Date Posted: April 26th, 2010
Agnes Mbuvi harvested an excellent maize crop this season. Before, she harvested only half a bag from her small plot. This season, she harvested six bags – more than 500 kilograms of maize.
She stands in her field, among the plants that made it possible. It’s not a special variety of maize that did the trick. It was two plants that protected her maize. Ms. Mbuvi planted desmodium between her rows of maize. And napier grass around the entire plot. These two plants managed both stem borers and striga.
Stem borers and striga are two of the most important pests affecting maize in Africa. Stem borer caterpillars tunnel into maize stalks. They weaken the stem so it breaks and falls over. Striga, on the other hand, attacks maize at the roots. It sucks water and nutrients away from maize, stunting growth. Together, the pests are responsible for huge crop losses.
But farmers like Ms. Mbuvi have learned to push striga out of their fields with desmodium and pull stem borers away with napier grass. By strategically using these plants, they are practising the “push-pull” method of pest control.
Farmers start by planting napier grass. At least three rows of napier are planted all around the field. Planting must be completed before the rains. This allows napier to start growing before maize.

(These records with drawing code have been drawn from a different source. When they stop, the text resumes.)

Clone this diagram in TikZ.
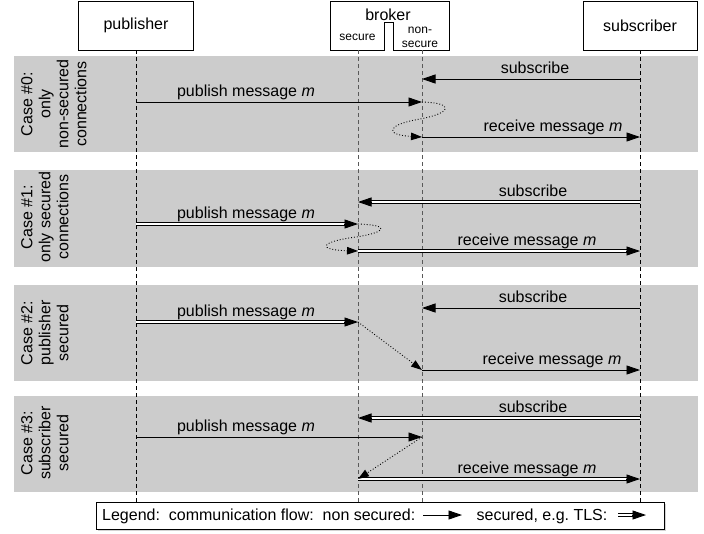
\documentclass[tikz,border=0pt]{standalone}
\usepackage{fontspec}
\setmainfont{Liberation Sans}
\usetikzlibrary{arrows.meta,shadows,calc}
\newcommand\secmsg[2]{%
  \draw[sline] (#1) -- (#2);
  \draw[msg] ($(#2)!14pt!(#1)$) -- (#2);}
\begin{document}
\begin{tikzpicture}[x=1pt,y=-1pt,
  band/.style={fill=black!20, draw=none},
  actor/.style={draw, line width=0.8pt, minimum width=115pt, minimum height=48.5pt, font=\fontsize{16}{18}\selectfont, inner sep=0},
  life/.style={dash pattern=on 4pt off 3pt, line width=0.7pt},
  blife/.style={life, draw=black!65},
  msg/.style={line width=0.9pt, -{Triangle[length=13.5pt,width=9pt]}},
  sline/.style={line width=0.8pt, double, double distance=2pt, shorten >=12.5pt},
  flow/.style={dotted, line width=0.9pt, -{Triangle[length=11pt,width=7.5pt]}},
  lbl/.style={font=\fontsize{16}{18}\selectfont, anchor=base, inner sep=0},
  small/.style={font=\fontsize{12}{14}\selectfont, anchor=base, inner sep=0},
  case/.style={font=\fontsize{16}{18}\selectfont, rotate=90, anchor=north, align=center, inner sep=0},
]
\useasboundingbox (0,0) rectangle (704,533);

% bands
\fill[band] (14,56) rectangle (698,152);
\fill[band] (14,170) rectangle (698,267);
\fill[band] (14,285) rectangle (698,381);
\fill[band] (14,396) rectangle (698,492);

% case labels
\node[case] (case0) at (21,104) {Case \#0:\\only\\non-secured\\connections};
\node[case] (case1) at (21,217) {Case \#1:\\only secured\\connections};
\node[case] (case2) at (21,333) {Case \#2:\\publisher\\secured};
\node[case] (case3) at (21,443) {Case \#3:\\subscriber\\secured};

% actors
\node[actor] (pub) at (136,25.75) {publisher};
\node[actor, minimum width=114pt] (sub) at (640,25.75) {subscriber};
\draw[line width=0.8pt] (330,1.5) -- (449,1.5) -- (449,50) -- (393,50) -- (393,22) -- (384,22) -- (384,50) -- (330,50) -- cycle;
\node[lbl] (brk) at (388,20) {broker};
\node[small] (bsec) at (357.5,40) {secure};
\node[small] (bnon1) at (420,33) {non-};
\node[small] (bnon2) at (420,47) {secure};
\coordinate (bs) at (358,50);
\coordinate (bn) at (422,50);

% lifelines
\coordinate (pubE) at (136,502);
\coordinate (subE) at (640,502);
\coordinate (bsE) at (358,502);
\coordinate (bnE) at (422,502);
\draw[life] (pub.south) -- (pubE);
\draw[life] (sub.south) -- (subE);
\draw[blife] (bs) -- (bsE);
\draw[blife] (bn) -- (bnE);

% ---- case 0
\coordinate (a0s1) at (640,79);  \coordinate (a0s2) at (422,79);
\coordinate (a0p1) at (136,102); \coordinate (a0p2) at (422,102);
\coordinate (a0r1) at (422,137); \coordinate (a0r2) at (640,137);
\draw[msg] (a0s1) -- (a0s2);
\draw[msg] (a0p1) -- (a0p2);
\draw[msg] (a0r1) -- (a0r2);
\draw[flow] (a0p2) .. controls (455,103) and (452,113) .. (420,119) .. controls (385,125) and (385,135) .. (a0r1);
\node[lbl] (l0s) at (535,73) {subscribe};
\node[lbl] (l0p) at (246,96) {publish message \textit{m}};
\node[lbl] (l0r) at (553,131) {receive message \textit{m}};

% ---- case 1
\coordinate (a1s1) at (640,202); \coordinate (a1s2) at (358,202);
\coordinate (a1p1) at (136,224); \coordinate (a1p2) at (358,224);
\coordinate (a1r1) at (358,251); \coordinate (a1r2) at (640,251);
\secmsg{a1s1}{a1s2}
\secmsg{a1p1}{a1p2}
\secmsg{a1r1}{a1r2}
\draw[flow] (a1p2) .. controls (390,225) and (388,232) .. (356,237) .. controls (318,242) and (318,250) .. (a1r1);
\node[lbl] (l1s) at (533,196) {subscribe};
\node[lbl] (l1p) at (246,218) {publish message \textit{m}};
\node[lbl] (l1r) at (527,245) {receive message \textit{m}};

% ---- case 2
\coordinate (a2s1) at (640,308); \coordinate (a2s2) at (422,308);
\coordinate (a2p1) at (136,322); \coordinate (a2p2) at (358,322);
\coordinate (a2r1) at (422,370); \coordinate (a2r2) at (640,370);
\draw[msg] (a2s1) -- (a2s2);
\secmsg{a2p1}{a2p2}
\draw[msg] (a2r1) -- (a2r2);
\draw[flow] (a2p2) -- (a2r1);
\node[lbl] (l2s) at (533,302) {subscribe};
\node[lbl] (l2p) at (246,316) {publish message \textit{m}};
\node[lbl] (l2r) at (552,364) {receive message \textit{m}};

% ---- case 3
\coordinate (a3s1) at (640,418); \coordinate (a3s2) at (358,418);
\coordinate (a3p1) at (136,437); \coordinate (a3p2) at (422,437);
\coordinate (a3r1) at (358,479); \coordinate (a3r2) at (640,479);
\secmsg{a3s1}{a3s2}
\draw[msg] (a3p1) -- (a3p2);
\secmsg{a3r1}{a3r2}
\draw[flow] (a3p2) -- (a3r1);
\node[lbl] (l3s) at (533,412) {subscribe};
\node[lbl] (l3p) at (246,431) {publish message \textit{m}};
\node[lbl] (l3r) at (527,473) {receive message \textit{m}};

% ---- legend
\node[draw, line width=0.7pt, fill=white, drop shadow={shadow xshift=1.5pt, shadow yshift=-1.5pt, opacity=0.35},
      minimum width=568pt, minimum height=27pt, inner sep=0] (legend) at (380,515.5) {};
\node[lbl, anchor=base west] (leg1) at (102,520) {Legend:\ \ communication flow:\ \ non secured:};
\coordinate (lg1a) at (423,515); \coordinate (lg1b) at (462,515);
\draw[msg] (lg1a) -- (lg1b);
\node[lbl] (leg2) at (542,520) {secured, e.g.\ TLS:};
\coordinate (lg2a) at (618,515); \coordinate (lg2b) at (646,515);
\secmsg{lg2a}{lg2b}
\end{tikzpicture}
\end{document}
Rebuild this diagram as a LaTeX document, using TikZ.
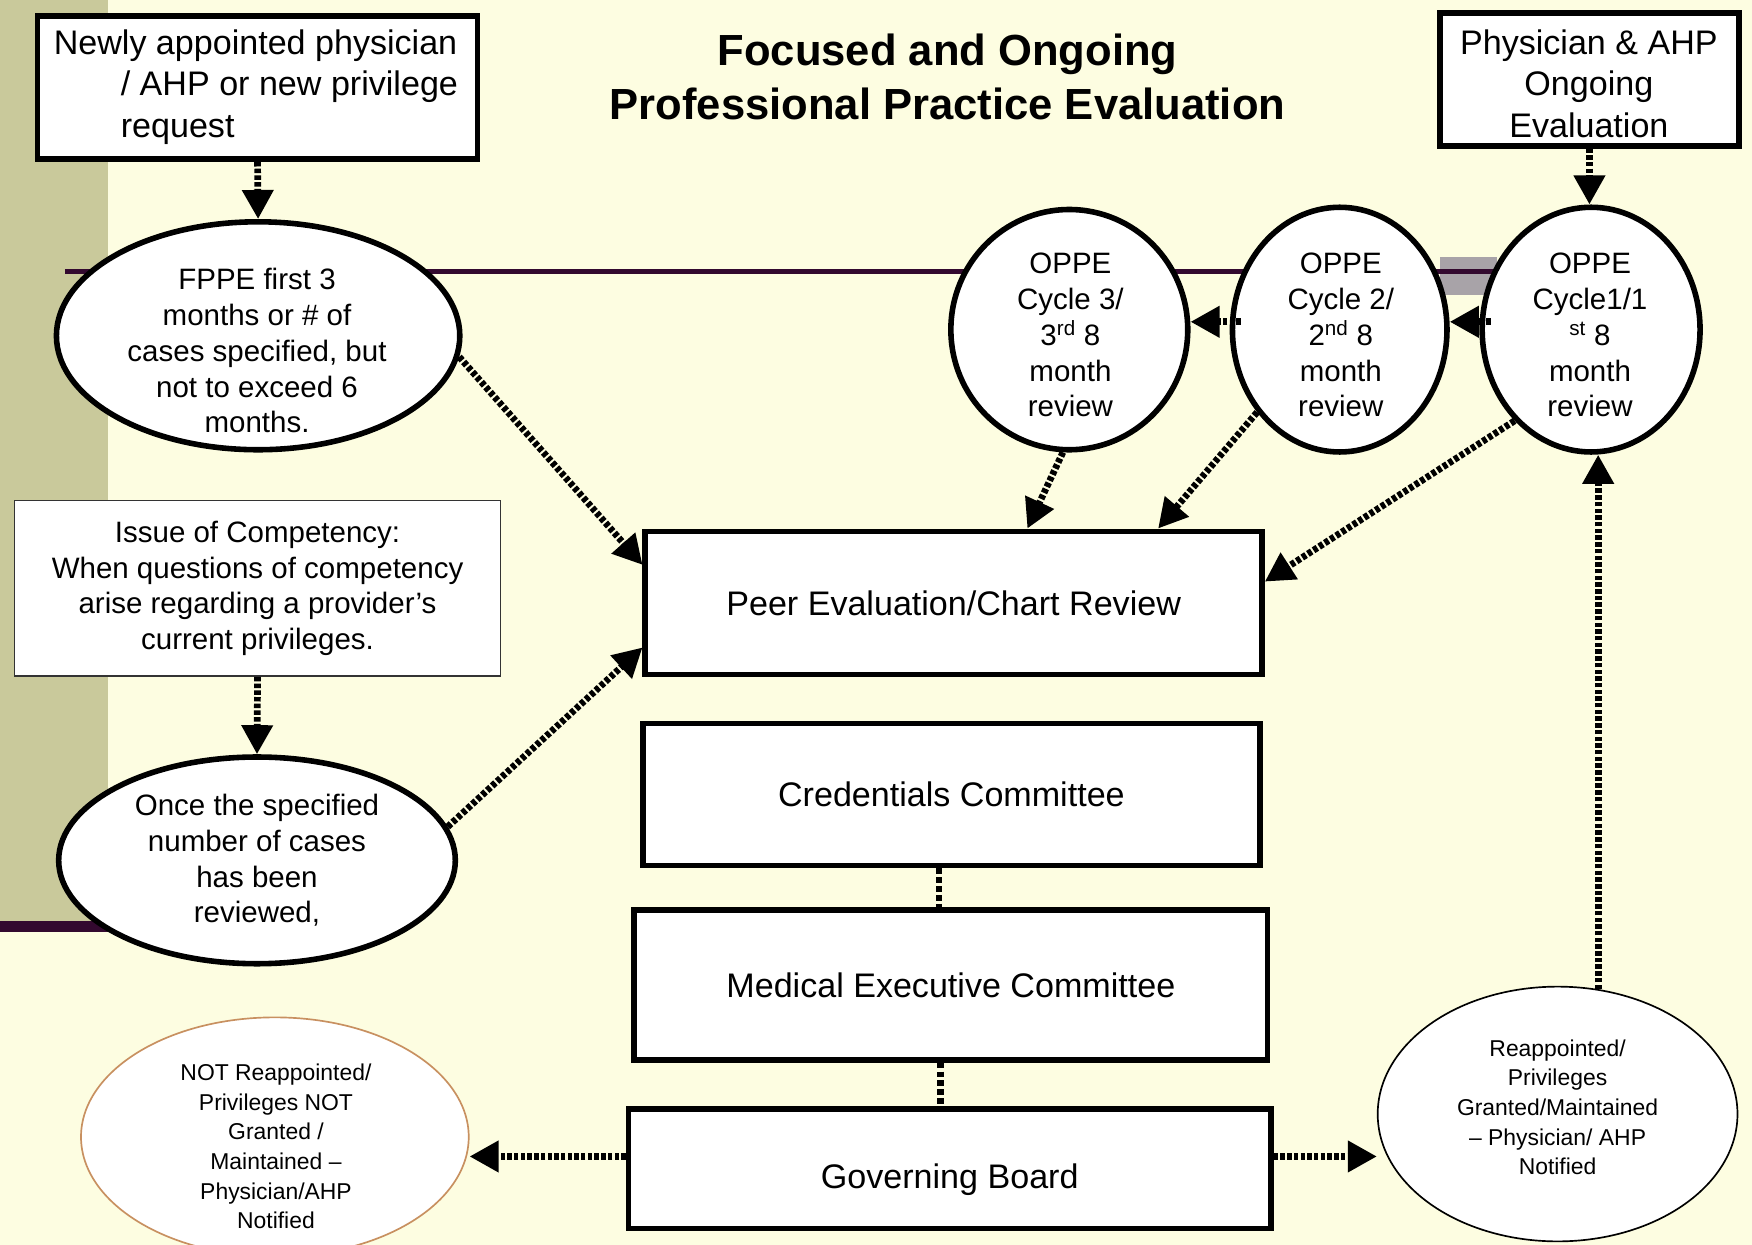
\documentclass[tikz,border=0pt]{standalone}
\usepackage{fontspec}
\setmainfont{Liberation Sans}
\usetikzlibrary{arrows.meta,shapes.geometric}
\definecolor{bgcream}{HTML}{FDFDE1}
\definecolor{olivestrip}{HTML}{C9C99B}
\definecolor{purpline}{HTML}{33092F}
\definecolor{greybar}{HTML}{A8A3A8}
\definecolor{orangeline}{HTML}{C89060}
\newcommand{\fsz}[2]{\fontsize{#1}{#2}\selectfont}
\begin{document}
\begin{tikzpicture}[x=1pt,y=-1pt,
  bbox/.style={rectangle,draw=black,line width=5pt,fill=white,inner sep=0pt},
  thinbox/.style={rectangle,draw=black!80,line width=1.6pt,fill=white,inner sep=0pt},
  bell/.style={ellipse,draw=black,line width=5pt,fill=white,inner sep=0pt},
  txt/.style={align=center,inner sep=0pt},
  fa/.style={font=\fsz{26.4}{32}},
  fb/.style={font=\fsz{30.5}{37}},
  fc/.style={font=\fsz{20.5}{26.5}},
  dotarrow/.style={line width=6pt,dash pattern=on 4pt off 2pt,-{Triangle[length=26pt,width=27pt]}},
  dotlink/.style={line width=6pt,dash pattern=on 5pt off 3pt}
]
\useasboundingbox (0,0) rectangle (1568,1114);
\fill[bgcream] (0,0) rectangle (1568,1114);
\fill[olivestrip] (0,0) rectangle (97,826);
\fill[purpline] (0,824) rectangle (235,834);
\fill[greybar] (1289,230) rectangle (1340,264);
\draw[purpline,line width=5pt] (58,243) -- (1340,243);

% title
\node[txt,font=\bfseries\fsz{39}{48}] (title) at (848,69) {Focused and Ongoing\\Professional Practice Evaluation};

% top-left box
\node[bbox,minimum width=394pt,minimum height=128pt] (newreq) at (230.5,78.5) {};
\node[txt,fb,align=left] (newreqt) at (229,78) {Newly appointed physician\\\hspace*{60pt}/ AHP or new privilege\\\hspace*{60pt}request};

% top-right box
\node[bbox,minimum width=268pt,minimum height=119pt] (ongo) at (1422.5,71) {};
\node[txt,fb] (ongot) at (1422,75) {Physician \& AHP\\Ongoing\\Evaluation};

% FPPE ellipse
\node[bell,minimum width=361pt,minimum height=204pt] (fppe) at (231,300.5) {};
\node[txt,fa] (fppet) at (230,314) {FPPE first 3\\months or \# of\\cases specified, but\\not to exceed 6\\months.};

% issue box
\node[thinbox,txt,fa,minimum width=435pt,minimum height=157pt] (issue) at (230.5,526.5) {Issue of Competency:\\When questions of competency\\arise regarding a provider's\\current privileges.};

% once ellipse
\node[bell,txt,fa,minimum width=355pt,minimum height=185pt] (once) at (230,770) {Once the specified\\number of cases\\has been\\reviewed,};

% OPPE circles
\node[bell,minimum width=212pt,minimum height=215pt] (c3) at (957,295) {};
\node[txt,fa] (c3t) at (958,300) {OPPE\\Cycle 3/\\3\textsuperscript{rd} 8\\month\\review};
\node[bell,minimum width=192pt,minimum height=219pt] (c2) at (1199,295) {};
\node[txt,fa] (c2t) at (1200,300) {OPPE\\Cycle 2/\\2\textsuperscript{nd} 8\\month\\review};
\node[bell,minimum width=195pt,minimum height=219pt] (c1) at (1424,295) {};
\node[txt,fa] (c1t) at (1423,300) {OPPE\\Cycle1/1\\\textsuperscript{st} 8\\month\\review};

% central column
\node[bbox,txt,fb,minimum width=552pt,minimum height=128pt] (peer) at (853.5,539.5) {Peer Evaluation/Chart Review};
\node[bbox,txt,fb,minimum width=552pt,minimum height=127pt] (cred) at (851.5,711) {Credentials Committee};
\node[bbox,txt,fb,minimum width=567pt,minimum height=134pt] (mec) at (851,881.5) {Medical Executive Committee};
\node[bbox,minimum width=575pt,minimum height=107pt] (gov) at (850,1046) {};
\node[txt,fb] (govt) at (850,1056) {Governing Board};

% outcome ellipses
\node[ellipse,draw=orangeline,line width=1.5pt,fill=white,inner sep=0pt,minimum width=347pt,minimum height=214pt] (notre) at (246,1017.5) {};
\node[txt,fc] (notret) at (247,1026) {NOT Reappointed/\\Privileges NOT\\Granted /\\Maintained \textendash\\Physician/AHP\\Notified};
\node[ellipse,draw=black,line width=1.5pt,fill=white,inner sep=0pt,minimum width=322pt,minimum height=228pt] (reap) at (1394,997) {};
\node[txt,fc] (reapt) at (1394,991) {Reappointed/\\Privileges\\Granted/Maintained\\\textendash{} Physician/ AHP\\Notified};

% connectors
\draw[dotarrow] (newreq.south) -- (fppe.north);
\draw[dotarrow] (ongo.south) -- (ongo.south |- c1.north);
\draw[dotarrow] (issue.south) -- (once.north);
\draw[dotarrow] ([yshift=7pt,xshift=10pt]c2.west) -- ([yshift=7pt]c3.east);
\draw[dotarrow] ([yshift=7pt,xshift=10pt]c1.west) -- ([yshift=7pt]c2.east);
\draw[dotarrow] (fppe.-6) -- ([yshift=34pt]peer.west);
\draw[dotarrow] (once.10) -- ([yshift=-40pt]peer.west);
\draw[dotarrow] (c3.-93) -- ([xshift=66pt]peer.north);
\draw[dotarrow] (c2.-135) -- ([xshift=183pt]peer.north);
\draw[dotarrow] (c1.-130) -- ([yshift=19pt]peer.east);
\coordinate (credB) at ([xshift=-11pt]cred.south);
\coordinate (mecB) at ([xshift=-9pt]mec.south);
\draw[dotlink] (credB) -- (credB |- mec.north);
\draw[dotlink] (mecB) -- (mecB |- gov.north);
\coordinate (govL) at ([yshift=11pt]gov.west);
\coordinate (govR) at ([yshift=11pt]gov.east);
\draw[dotarrow] (govL) -- (govL -| notre.east);
\draw[dotarrow] (govR) -- (govR -| reap.west);
\coordinate (reapTop) at (reap.72);
\draw[dotarrow] (reapTop) -- (reapTop |- c1.south);
\end{tikzpicture}
\end{document}
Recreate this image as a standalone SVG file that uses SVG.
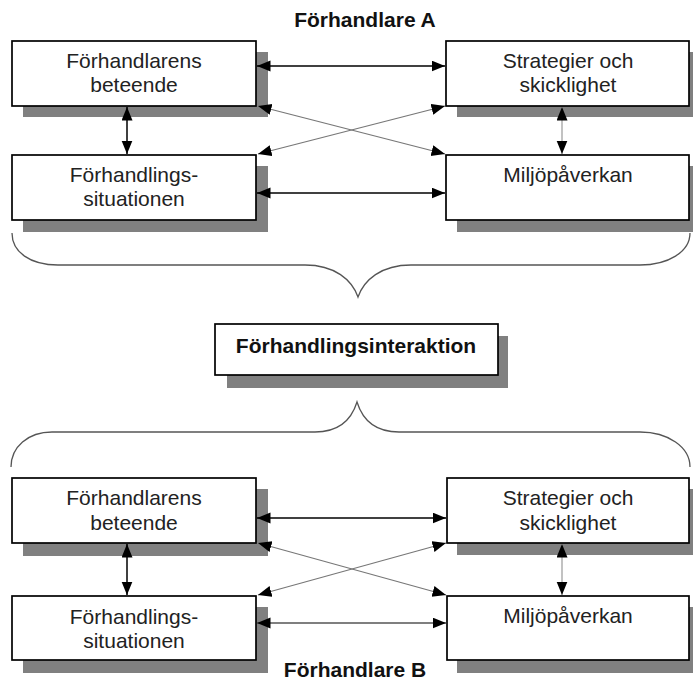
<svg xmlns="http://www.w3.org/2000/svg" width="693" height="682" viewBox="0 0 693 682">
  <style>
    .box { fill: #ffffff; stroke: #000000; stroke-width: 1.7; }
    .shadow { fill: #808080; stroke: none; }
    .lbl { font-family: "Liberation Sans", Arial, sans-serif; font-size: 21px; fill: #222222; text-anchor: middle; }
    .bold { font-family: "Liberation Sans", Arial, sans-serif; font-size: 21px; font-weight: bold; fill: #111111; text-anchor: middle; }
    .link { stroke: #000000; stroke-width: 1.5; fill: none; marker-start: url(#head); marker-end: url(#head); }
    .thin { stroke: #777777; stroke-width: 1.2; fill: none; marker-start: url(#head); marker-end: url(#head); }
    .brace { stroke: #555555; stroke-width: 1.3; fill: none; }
  </style>
  <defs>
    <marker id="head" markerUnits="userSpaceOnUse" markerWidth="15" markerHeight="12" refX="13.5" refY="5.5" orient="auto-start-reverse">
      <path d="M0,0 L13.5,5.5 L0,11 z" fill="#000000"/>
    </marker>
  </defs>

  <!-- headings -->
  <text class="bold" x="365" y="27">Förhandlare A</text>
  <text class="bold" x="355" y="677">Förhandlare B</text>

  <!-- negotiator A -->
  <g id="a-beteende">
    <rect class="shadow" x="23" y="52" width="245" height="65"/>
    <rect class="box" x="12" y="41" width="244" height="65"/>
    <text class="lbl" x="134" y="68">Förhandlarens</text>
    <text class="lbl" x="134" y="92">beteende</text>
  </g>
  <g id="a-situation">
    <rect class="shadow" x="23" y="166" width="245" height="66"/>
    <rect class="box" x="12" y="155" width="244" height="65"/>
    <text class="lbl" x="134" y="182">Förhandlings-</text>
    <text class="lbl" x="134" y="206">situationen</text>
  </g>
  <g id="a-strategi">
    <rect class="shadow" x="457" y="52" width="245" height="65"/>
    <rect class="box" x="446" y="41" width="243" height="65"/>
    <text class="lbl" x="568" y="68">Strategier och</text>
    <text class="lbl" x="568" y="92">skicklighet</text>
  </g>
  <g id="a-miljo">
    <rect class="shadow" x="457" y="166" width="245" height="66"/>
    <rect class="box" x="446" y="155" width="243" height="65"/>
    <text class="lbl" x="568" y="182">Miljöpåverkan</text>
  </g>

  <!-- interaction -->
  <g id="interaktion">
    <rect class="shadow" x="227" y="336" width="281" height="52"/>
    <rect class="box" x="215" y="324" width="283" height="51"/>
    <text class="bold" x="356" y="353">Förhandlingsinteraktion</text>
  </g>

  <!-- negotiator B -->
  <g id="b-beteende">
    <rect class="shadow" x="23" y="489" width="245" height="67"/>
    <rect class="box" x="12" y="478" width="244" height="65"/>
    <text class="lbl" x="134" y="505">Förhandlarens</text>
    <text class="lbl" x="134" y="530">beteende</text>
  </g>
  <g id="b-situation">
    <rect class="shadow" x="23" y="607" width="245" height="66"/>
    <rect class="box" x="12" y="596" width="244" height="64"/>
    <text class="lbl" x="134" y="624">Förhandlings-</text>
    <text class="lbl" x="134" y="648">situationen</text>
  </g>
  <g id="b-strategi">
    <rect class="shadow" x="457" y="489" width="245" height="66"/>
    <rect class="box" x="447" y="478" width="242" height="65"/>
    <text class="lbl" x="568" y="505">Strategier och</text>
    <text class="lbl" x="568" y="530">skicklighet</text>
  </g>
  <g id="b-miljo">
    <rect class="shadow" x="457" y="607" width="245" height="66"/>
    <rect class="box" x="447" y="596" width="242" height="64"/>
    <text class="lbl" x="568" y="623">Miljöpåverkan</text>
  </g>

  <!-- connectors -->
  <g id="connectors">
    <!-- A -->
    <line class="link" x1="257" y1="66" x2="445" y2="66"/>
    <line class="link" x1="257" y1="193" x2="445" y2="193"/>
    <line class="link" x1="127" y1="107" x2="127" y2="154"/>
    <line class="thin" x1="562" y1="107" x2="562" y2="154" style="stroke:#999999"/>
    <line class="thin" x1="258" y1="106" x2="445" y2="154"/>
    <line class="thin" x1="258" y1="154" x2="445" y2="106"/>
    <!-- B -->
    <line class="link" x1="257" y1="518" x2="446" y2="518"/>
    <line class="link" x1="257" y1="623" x2="446" y2="623" style="stroke:#555555"/>
    <line class="link" x1="127" y1="544" x2="127" y2="595"/>
    <line class="thin" x1="562" y1="544" x2="562" y2="595" style="stroke:#999999"/>
    <line class="thin" x1="258" y1="543" x2="446" y2="595"/>
    <line class="thin" x1="258" y1="595" x2="446" y2="543"/>
    <!-- braces -->
    <path class="brace" d="M12,233 C12,252 30,265 58,265 L305,265 C335,265 352,280 358,297 C364,280 381,265 411,265 L640,265 C668,265 690,252 690,233"/>
    <path class="brace" d="M11,467 C11,447 28,432 52,432 L315,432 C340,432 352,418 357,402 C362,418 374,432 399,432 L640,432 C668,432 690,447 690,467"/>
  </g>
</svg>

Napier does the pulling. It’s attractive to stem borer moths. So moths lay their eggs on napier grass instead of maize. Once the eggs hatch, the grass produces a sticky substance which traps the moths, which then die.
Desmodium does the pushing. Farmers plant desmodium between the rows where maize will be planted. Desmodium is planted with the rains for maximum germination. Three and six weeks after planting, farmers trim desmodium so it doesn’t overgrow the maize.
Desmodium produces a smell that stem borers don’t like. Its roots produce a chemical that suppresses striga. So it pushes out both pests.
Napier grass and desmodium do something else for farmers. They provide good fodder for cattle. This means healthier cows that produce more milk.
Ms. Mbuvi is happy with the results. As a widow, she must produce all the food for her family. She says the push-pull method has ensured enough milk and maize for the year. There is even some surplus to sell. Selling the surplus earns Ms. Mbuzi income to send her children to school.